## BEGIN DATA PROVIDED

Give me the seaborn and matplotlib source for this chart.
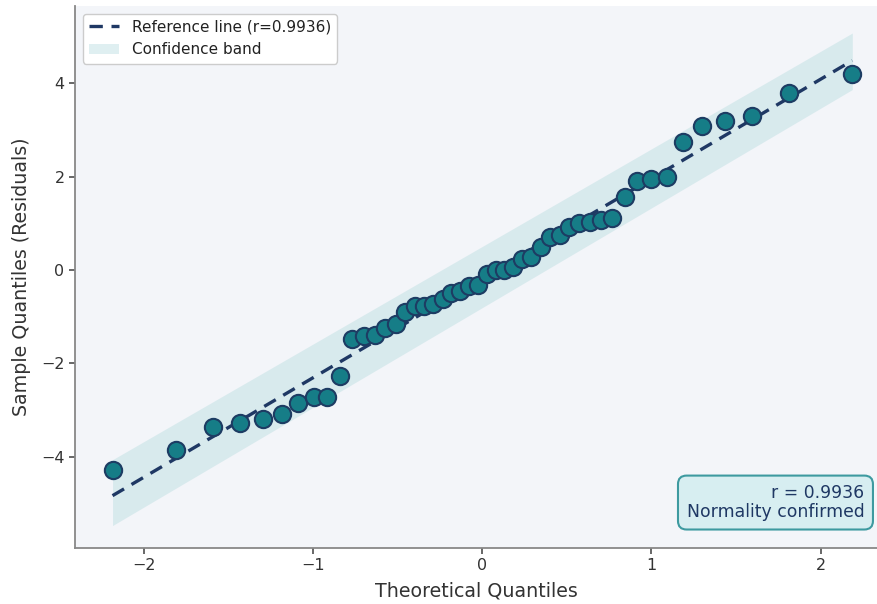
import numpy as np
import pandas as pd
import seaborn as sns
import matplotlib
matplotlib.use("Agg")
import matplotlib.pyplot as plt
from matplotlib.lines import Line2D
from matplotlib.patches import Patch

# Theoretical quantiles (48 points)
theoretical = [-2.188, -1.815, -1.594, -1.432, -1.300, -1.188, -1.089, -0.999,
               -0.917, -0.841, -0.769, -0.701, -0.637, -0.574, -0.514, -0.456,
               -0.399, -0.344, -0.290, -0.236, -0.183, -0.130, -0.078, -0.026,
               0.026, 0.078, 0.130, 0.183, 0.236, 0.290, 0.344, 0.399,
               0.456, 0.514, 0.574, 0.637, 0.701, 0.769, 0.841, 0.917,
               0.999, 1.089, 1.188, 1.300, 1.432, 1.594, 1.815, 2.188]

# Sample quantiles (residuals)
residuals = [-4.27, -3.85, -3.36, -3.28, -3.19, -3.08, -2.85, -2.71,
             -2.71, -2.26, -1.47, -1.41, -1.39, -1.24, -1.16, -0.89,
             -0.78, -0.76, -0.72, -0.62, -0.50, -0.46, -0.34, -0.32,
             -0.08, 0.00, -0.01, 0.06, 0.23, 0.28, 0.50, 0.71,
             0.74, 0.93, 1.00, 1.02, 1.06, 1.12, 1.57, 1.91,
             1.95, 2.00, 2.73, 3.09, 3.18, 3.30, 3.79, 4.19]

# Confidence band offsets at the two ends (below / above the line)
band_lower_offset = [0.64, 0.62]
band_upper_offset = [0.77, 0.59]

r_value = 0.9936
xticks = [-2, -1, 0, 1, 2]
yticks = [-4, -2, 0, 2, 4]

df = pd.DataFrame({"theoretical": theoretical, "residuals": residuals})

sns.set_theme(style="ticks")
plt.rcParams["font.family"] = ["DejaVu Sans"]

fig = plt.figure(figsize=(8.78, 6.04), dpi=100)
ax = fig.add_axes([75 / 878, 56 / 604, 803 / 878, 542 / 604])
ax.set_facecolor("#f3f5f9")

slope, intercept = np.polyfit(df["theoretical"], df["residuals"], 1)
xl = np.array([min(theoretical), max(theoretical)])
yl = slope * xl + intercept

ax.fill_between(xl, yl - np.array(band_lower_offset), yl + np.array(band_upper_offset),
                color="#b9dde0", alpha=0.45, linewidth=0, zorder=1)
ax.plot(xl, yl, linestyle=(0, (4, 2.6)), color="#1f3864", linewidth=2.4, zorder=2)

sns.scatterplot(data=df, x="theoretical", y="residuals", ax=ax, s=155,
                color="#167d87", edgecolor="#1d3c63", linewidth=1.5, zorder=3,
                legend=False)

ax.set_xlim(-2.41, 2.34)
ax.set_ylim(-5.95, 5.65)
ax.set_xticks(xticks)
ax.set_yticks(yticks)
ax.tick_params(labelsize=11.5, colors="#333333", length=4, color="#555555")
ax.set_xlabel("Theoretical Quantiles", fontsize=13.7, color="#333333", labelpad=6)
ax.set_ylabel("Sample Quantiles (Residuals)", fontsize=13.7, color="#333333", labelpad=7)
for sp in ["left", "bottom"]:
    ax.spines[sp].set_color("#888888")
    ax.spines[sp].set_linewidth(1.3)
sns.despine(ax=ax)

handles = [Line2D([0], [0], linestyle=(0, (4, 2.6)), color="#1f3864", linewidth=2.4),
           Patch(facecolor="#b9dde0", alpha=0.45, edgecolor="none")]
labels = [f"Reference line (r={r_value:.4f})", "Confidence band"]
leg = ax.legend(handles, labels, loc="upper left", fontsize=11, frameon=True,
                facecolor="white", edgecolor="#cccccc", framealpha=1,
                borderaxespad=0.5, handlelength=2.0)
for t in leg.get_texts():
    t.set_color("#222222")

ax.text(0.983, 0.050, f"r = {r_value:.4f}\nNormality confirmed",
        transform=ax.transAxes, ha="right", va="bottom", fontsize=12.4,
        color="#1f3864", multialignment="right", linespacing=1.05,
        bbox=dict(boxstyle="round,pad=0.5", facecolor="#d7eef1",
                  edgecolor="#3d9aa0", linewidth=1.5), zorder=5)

fig.savefig("out.png", dpi=100)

## END DATA PROVIDED

Begin at the first line of the data above and repeat each line exactly, stopping after the line containing "from matplotlib.patches import Patch". Omit the pictures.

THE COMPLETED TASK:
Give me the seaborn and matplotlib source for this chart.
import numpy as np
import pandas as pd
import seaborn as sns
import matplotlib
matplotlib.use("Agg")
import matplotlib.pyplot as plt
from matplotlib.lines import Line2D
from matplotlib.patches import Patch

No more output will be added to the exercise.